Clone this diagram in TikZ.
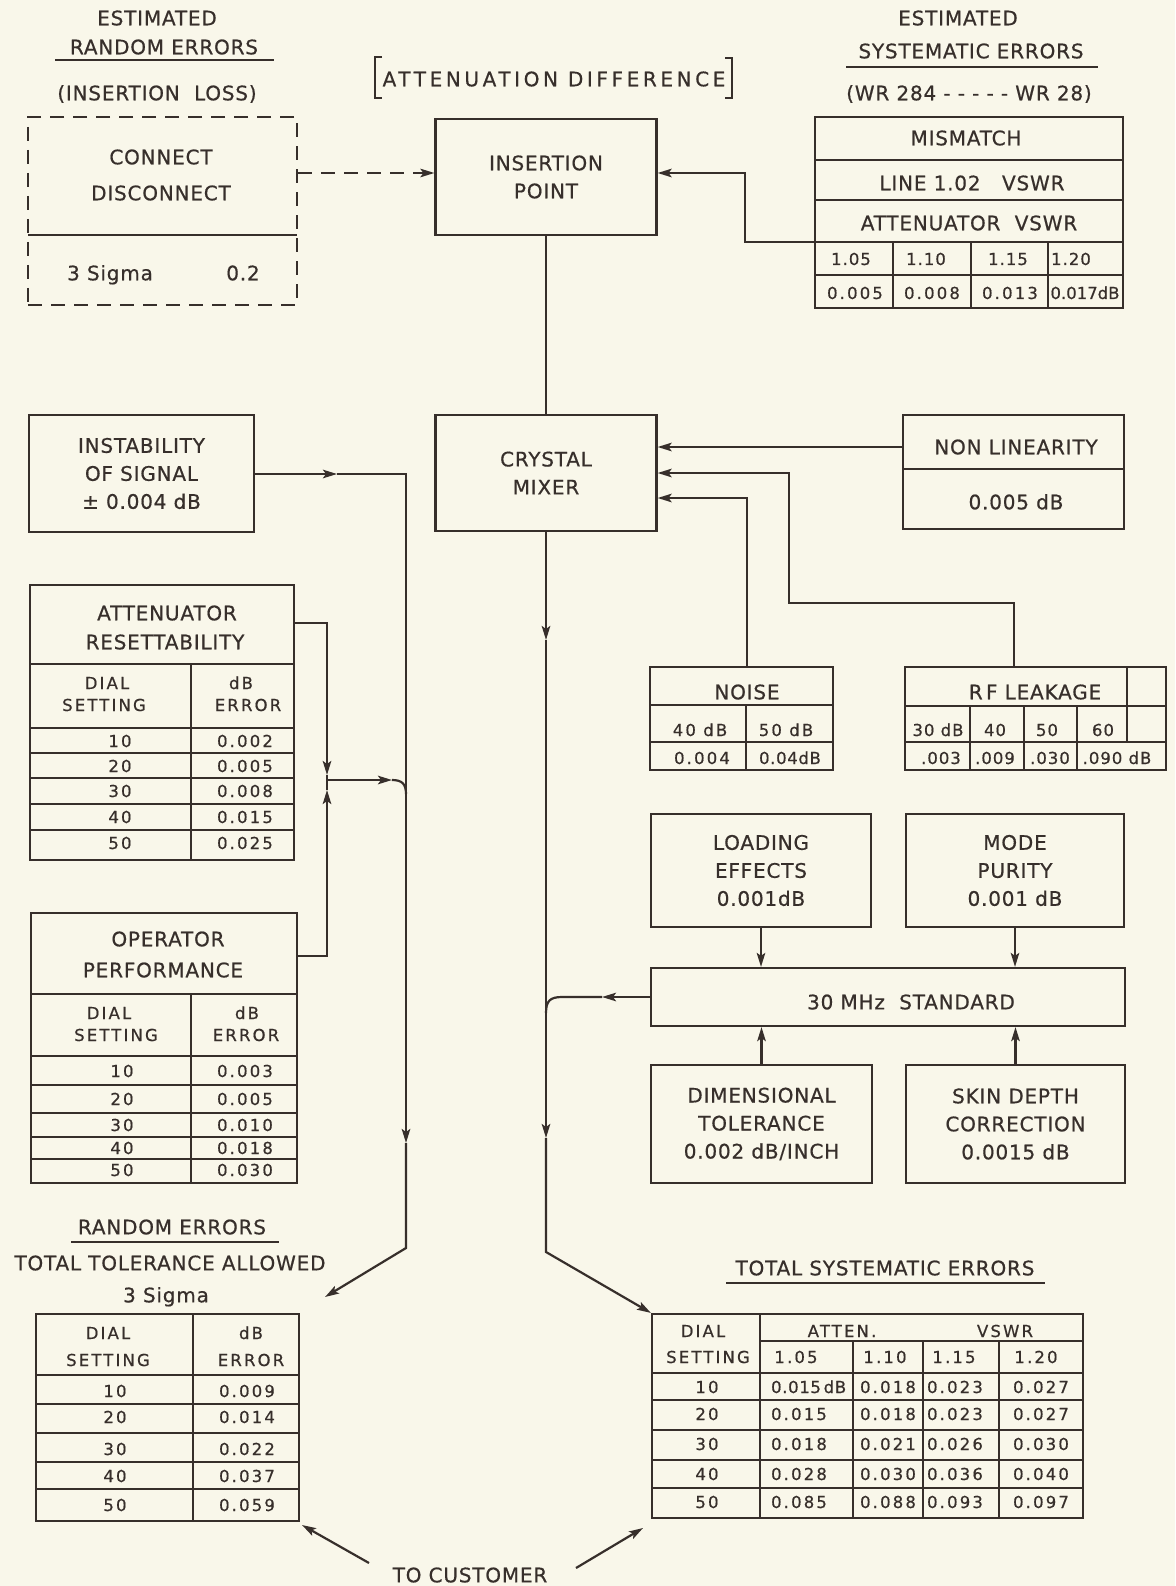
\documentclass[tikz,border=0pt]{standalone}
\usepackage{fontspec}
\setmainfont{DejaVu Sans}[LetterSpace=4,FakeBold=0.6]
\usetikzlibrary{arrows.meta}
\definecolor{paper}{RGB}{249,247,234}
\definecolor{ink}{RGB}{55,47,43}
\tikzset{
  box/.style={draw, inner sep=0pt, align=center},
  txt/.style={anchor=base, yshift=-7.3pt, inner sep=0pt},
  stxt/.style={anchor=base, yshift=-6pt, inner sep=0pt,
    font=\fontsize{16.5}{22}\selectfont\addfontfeature{LetterSpace=13}},
  tip/.style={-{Stealth[length=14pt,width=8.5pt,inset=3pt]}},
  dashbox/.style={dash pattern=on 14pt off 9pt},
}
\begin{document}
\begin{tikzpicture}[x=1pt,y=-1pt,line width=2.2pt,color=ink,font=\fontsize{20}{28}\selectfont]
\useasboundingbox (0,0) rectangle (1175,1586);
\fill[paper] (0,0) rectangle (1175,1586);

% random errors, insertion loss
\node[txt] (estl) at (157,18) {ESTIMATED};
\node[txt] (rndl) at (164,47) {RANDOM ERRORS};
\draw (55,60) -- (274,60);
\node[txt] (loss) at (157,93) {(INSERTION\ \ LOSS)};
\node[box,dashbox,minimum width=269pt,minimum height=188pt] (cd) at (162.5,211) {};
\draw (28,235) -- (297,235);
\node[txt] (conn) at (161,157) {CONNECT};
\node[txt] (disc) at (161,193) {DISCONNECT};
\node[txt] (sig) at (110,273) {3 Sigma};
\node[txt] (sigv) at (243,273) {0.2};

% attenuation difference
\node[txt] (attd) at (554,79) {\addfontfeature{LetterSpace=18}ATTENUATION DIFFERENCE};
\draw (382,57) -- (375,57) -- (375,98) -- (382,98);
\draw (725,58) -- (732,58) -- (732,98) -- (725,98);
\node[box,minimum width=221pt,minimum height=116pt] (ins) at (546,177) {INSERTION\\POINT};

% systematic errors, mismatch
\node[txt] (estr) at (958,18) {ESTIMATED};
\node[txt] (sysr) at (971,51) {SYSTEMATIC ERRORS};
\draw (846,67) -- (1098,67);
\node[txt] (wr) at (969,93) {(WR 284 - - - - - WR 28)};
\node[box,minimum width=308pt,minimum height=191pt] (mis) at (969,212.5) {};
\foreach \y in {160,200,242,275} \draw (815,\y) -- (1123,\y);
\foreach \x in {893,971,1048} \draw (\x,242) -- (\x,308);
\node[txt] (mm) at (966,138) {MISMATCH};
\node[txt] (lin) at (972,183) {LINE 1.02\ \ \ VSWR};
\node[txt] (avs) at (969,223) {ATTENUATOR\ \ VSWR};
\foreach \xa/\v/\xb/\e [count=\i] in {851/1.05/855/0.005, 926/1.10/932/0.008, 1008/1.15/1010/0.013,
    1071/1.20/1085/{\addfontfeature{LetterSpace=0}0.017dB}}{
  \node[stxt] (mv\i) at (\xa,259) {\addfontfeature{LetterSpace=6}\v};
  \node[stxt] (me\i) at (\xb,293) {\e};
}

% crystal mixer and its inputs
\node[box,minimum width=221pt,minimum height=116pt] (cry) at (546,473) {CRYSTAL\\MIXER};
\node[box,minimum width=221pt,minimum height=114pt] (nl) at (1013.5,472) {};
\draw (903,469) -- (1124,469);
\node[txt] (nlt) at (1016,447) {NON LINEARITY};
\node[txt] (nlv) at (1016,502) {0.005 dB};

\node[box,minimum width=183pt,minimum height=103pt] (noi) at (741.5,718.5) {};
\draw (650,705) -- (833,705);
\draw (650,742) -- (833,742);
\draw (746,705) -- (746,770);
\node[txt] (noit) at (747,692) {NOISE};
\node[stxt] (n40) at (700,730) {40 dB};
\node[stxt] (n50) at (786,730) {50 dB};
\node[stxt] (n40v) at (702,758) {0.004};
\node[stxt] (n50v) at (790,758) {\addfontfeature{LetterSpace=4}0.04dB};

\node[box,minimum width=261pt,minimum height=103pt] (rf) at (1035.5,718.5) {};
\draw (905,706) -- (1166,706);
\draw (905,742) -- (1166,742);
\draw (1127,667) -- (1127,742);
\foreach \x in {970,1024,1077} \draw (\x,706) -- (\x,770);
\node[txt] (rft) at (1035,692) {R\,F LEAKAGE};
\foreach \xa/\a/\xb/\b [count=\i] in {938/30 dB/941/.003, 995/40/995/.009, 1047/50/1050/.030,
    1103/60/1117/.090 dB}{
  \node[stxt] (rfa\i) at (\xa,730) {\addfontfeature{LetterSpace=6}\a};
  \node[stxt] (rfb\i) at (\xb,758) {\addfontfeature{LetterSpace=6}\b};
}

% random error sources
\node[box,minimum width=225pt,minimum height=117pt] (inst) at (141.5,473.5) {INSTABILITY\\OF SIGNAL\\± 0.004 dB};

\node[box,minimum width=264pt,minimum height=275pt] (res) at (162,722.5) {};
\draw (30,664) -- (294,664);
\draw (191,664) -- (191,860);
\foreach \y in {728,753,778,804,830} \draw (30,\y) -- (294,\y);
\node[txt] (rest1) at (167,613) {ATTENUATOR};
\node[txt] (rest2) at (165,642) {RESETTABILITY};
\node[stxt] (resd1) at (107,683) {DIAL};
\node[stxt] (resd2) at (104,705) {SETTING};
\node[stxt] (rese1) at (241,683) {dB};
\node[stxt] (rese2) at (248,705) {ERROR};
\foreach \y/\d/\e [count=\i] in {741/10/0.002,766/20/0.005,791/30/0.008,817/40/0.015,843/50/0.025}{
  \node[stxt] (rd\i) at (120,\y) {\d};
  \node[stxt] (re\i) at (245,\y) {\e};
}

\node[box,minimum width=266pt,minimum height=270pt] (op) at (164,1048) {};
\draw (31,994) -- (297,994);
\draw (191,994) -- (191,1183);
\foreach \y in {1056,1085,1113,1137,1159} \draw (31,\y) -- (297,\y);
\node[txt] (opt1) at (168,939) {OPERATOR};
\node[txt] (opt2) at (163,970) {PERFORMANCE};
\node[stxt] (opd1) at (109,1013) {DIAL};
\node[stxt] (opd2) at (116,1035) {SETTING};
\node[stxt] (ope1) at (247,1013) {dB};
\node[stxt] (ope2) at (246,1035) {ERROR};
\foreach \y/\d/\e [count=\i] in {1071/10/0.003,1099/20/0.005,1125/30/0.010,1148/40/0.018,1170/50/0.030}{
  \node[stxt] (od\i) at (122,\y) {\d};
  \node[stxt] (oe\i) at (245,\y) {\e};
}

% random errors total
\node[txt] (rndt) at (172,1227) {RANDOM ERRORS};
\draw (71,1242) -- (279,1242);
\node[txt] (tol) at (170,1263) {TOTAL TOLERANCE ALLOWED};
\node[txt] (sig3) at (166,1295) {3 Sigma};
\node[box,minimum width=263pt,minimum height=207pt] (rnd) at (167.5,1417.5) {};
\draw (36,1375) -- (299,1375);
\draw (193,1314) -- (193,1521);
\foreach \y in {1404,1433,1462,1489} \draw (36,\y) -- (299,\y);
\node[stxt] (rnd1) at (108,1333) {DIAL};
\node[stxt] (rnd2) at (108,1360) {SETTING};
\node[stxt] (rne1) at (251,1333) {dB};
\node[stxt] (rne2) at (251,1360) {ERROR};
\foreach \y/\d/\e [count=\i] in {1391/10/0.009,1417/20/0.014,1449/30/0.022,1476/40/0.037,1505/50/0.059}{
  \node[stxt] (td\i) at (115,\y) {\d};
  \node[stxt] (te\i) at (247,\y) {\e};
}

% 30 MHz standard
\node[box,minimum width=220pt,minimum height=113pt] (load) at (761,870.5) {LOADING\\EFFECTS\\0.001dB};
\node[box,minimum width=218pt,minimum height=113pt] (mode) at (1015,870.5) {MODE\\PURITY\\0.001 dB};
\node[box,minimum width=474pt,minimum height=58pt] (std) at (888,997) {};
\node[txt] (stdt) at (911,1002) {30 MHz\ \ STANDARD};
\node[box,minimum width=221pt,minimum height=118pt] (dim) at (761.5,1124) {DIMENSIONAL\\TOLERANCE\\0.002 dB/INCH};
\node[box,minimum width=219pt,minimum height=118pt] (skin) at (1015.5,1124) {SKIN DEPTH\\CORRECTION\\0.0015 dB};

% total systematic errors
\node[txt] (tsys) at (885,1268) {TOTAL SYSTEMATIC ERRORS};
\draw (726,1283) -- (1045,1283);
\node[box,minimum width=431pt,minimum height=204pt] (sys) at (867.5,1416) {};
\draw (760,1314) -- (760,1518);
\draw (760,1341) -- (1083,1341);
\foreach \y in {1373,1400,1430,1460,1488} \draw (652,\y) -- (1083,\y);
\foreach \x in {853,923,999} \draw (\x,1341) -- (\x,1518);
\node[stxt] (sd1) at (703,1331) {DIAL};
\node[stxt] (sd2) at (708,1357) {SETTING};
\node[stxt] (sat) at (842,1331) {ATTEN.};
\node[stxt] (svs) at (1005,1331) {VSWR};
\node[stxt] (sv1) at (796,1357) {1.05};
\node[stxt] (sv2) at (885,1357) {1.10};
\node[stxt] (sv3) at (954,1357) {1.15};
\node[stxt] (sv4) at (1036,1357) {1.20};
\foreach \y/\d/\a/\b/\c/\e [count=\i] in {1387/10/{\addfontfeature{LetterSpace=4}0.015\,dB}/0.018/0.023/0.027,
    1414/20/0.015/0.018/0.023/0.027, 1444/30/0.018/0.021/0.026/0.030,
    1474/40/0.028/0.030/0.036/0.040, 1502/50/0.085/0.088/0.093/0.097}{
  \node[stxt] (sr\i) at (707,\y) {\d};
  \node[stxt,anchor=base west] (sa\i) at (770,\y) {\a};
  \node[stxt] (sb\i) at (888,\y) {\b};
  \node[stxt] (sc\i) at (955,\y) {\c};
  \node[stxt] (se\i) at (1041,\y) {\e};
}
\node[txt] (cust) at (470,1575) {TO CUSTOMER};
\coordinate (cusl) at (369,1563);
\coordinate (cusr) at (576,1568);

% connectors
\draw[tip,dashbox] (cd.east |- 0,173) -- (ins.west |- 0,173);
\draw[tip] (mis.west |- 0,242) -- (745,242) -- (745,173) -- (ins.east |- 0,173);
\draw (ins.south) -- (cry.north);
\draw[tip] (nl.west |- 0,447) -- (cry.east |- 0,447);
\draw[tip] (rf.north -| 1014,0) -- (1014,603) -- (789,603) -- (789,473) -- (cry.east |- 0,473);
\draw[tip] (noi.north -| 747,0) -- (747,498) -- (cry.east |- 0,498);
\draw[tip] (cry.south) -- (546,640);
\draw[tip] (546,640) -- (546,1138);
\draw[tip] (546,1138) -- (546,1252) -- (sys.north west);
\draw[tip] (std.west) -- (602,997);
\draw (602,997) -- (562,997) .. controls (550,997) and (546,1001) .. (546,1013);
\draw[tip] (load.south) -- (load.south |- std.north);
\draw[tip] (mode.south) -- (mode.south |- std.north);
\draw[tip] (dim.north) -- (dim.north |- std.south);
\draw[tip] (skin.north) -- (skin.north |- std.south);

\draw[tip] (inst.east |- 0,474) -- (337,474);
\draw[tip] (337,474) -- (406,474) -- (406,1143);
\draw[tip] (406,1143) -- (406,1248) -- (325,1297);
\draw[tip] (res.east |- 0,623) -- (327,623) -- (327,775);
\draw (327,775) -- (327,780);
\draw[tip] (op.east |- 0,956) -- (327,956) -- (327,790);
\draw (327,790) -- (327,780);
\draw[tip] (327,780) -- (392,780);
\draw (392,780) .. controls (402,780) and (406,784) .. (406,794);

\draw[tip] (cusl) -- (302,1525);
\draw[tip] (cusr) -- (643,1528);
\end{tikzpicture}
\end{document}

* * * * *

What to produce: Starting at the top of the listing above, reproduce each line up to and including the one with "width=221pt,minimum height=116pt] (ins)"; omit the pictures.

Solution to the exercise:
Clone this diagram in TikZ.
\documentclass[tikz,border=0pt]{standalone}
\usepackage{fontspec}
\setmainfont{DejaVu Sans}[LetterSpace=4,FakeBold=0.6]
\usetikzlibrary{arrows.meta}
\definecolor{paper}{RGB}{249,247,234}
\definecolor{ink}{RGB}{55,47,43}
\tikzset{
  box/.style={draw, inner sep=0pt, align=center},
  txt/.style={anchor=base, yshift=-7.3pt, inner sep=0pt},
  stxt/.style={anchor=base, yshift=-6pt, inner sep=0pt,
    font=\fontsize{16.5}{22}\selectfont\addfontfeature{LetterSpace=13}},
  tip/.style={-{Stealth[length=14pt,width=8.5pt,inset=3pt]}},
  dashbox/.style={dash pattern=on 14pt off 9pt},
}
\begin{document}
\begin{tikzpicture}[x=1pt,y=-1pt,line width=2.2pt,color=ink,font=\fontsize{20}{28}\selectfont]
\useasboundingbox (0,0) rectangle (1175,1586);
\fill[paper] (0,0) rectangle (1175,1586);

% random errors, insertion loss
\node[txt] (estl) at (157,18) {ESTIMATED};
\node[txt] (rndl) at (164,47) {RANDOM ERRORS};
\draw (55,60) -- (274,60);
\node[txt] (loss) at (157,93) {(INSERTION\ \ LOSS)};
\node[box,dashbox,minimum width=269pt,minimum height=188pt] (cd) at (162.5,211) {};
\draw (28,235) -- (297,235);
\node[txt] (conn) at (161,157) {CONNECT};
\node[txt] (disc) at (161,193) {DISCONNECT};
\node[txt] (sig) at (110,273) {3 Sigma};
\node[txt] (sigv) at (243,273) {0.2};

% attenuation difference
\node[txt] (attd) at (554,79) {\addfontfeature{LetterSpace=18}ATTENUATION DIFFERENCE};
\draw (382,57) -- (375,57) -- (375,98) -- (382,98);
\draw (725,58) -- (732,58) -- (732,98) -- (725,98);
\node[box,minimum width=221pt,minimum height=116pt] (ins) at (546,177) {INSERTION\\POINT};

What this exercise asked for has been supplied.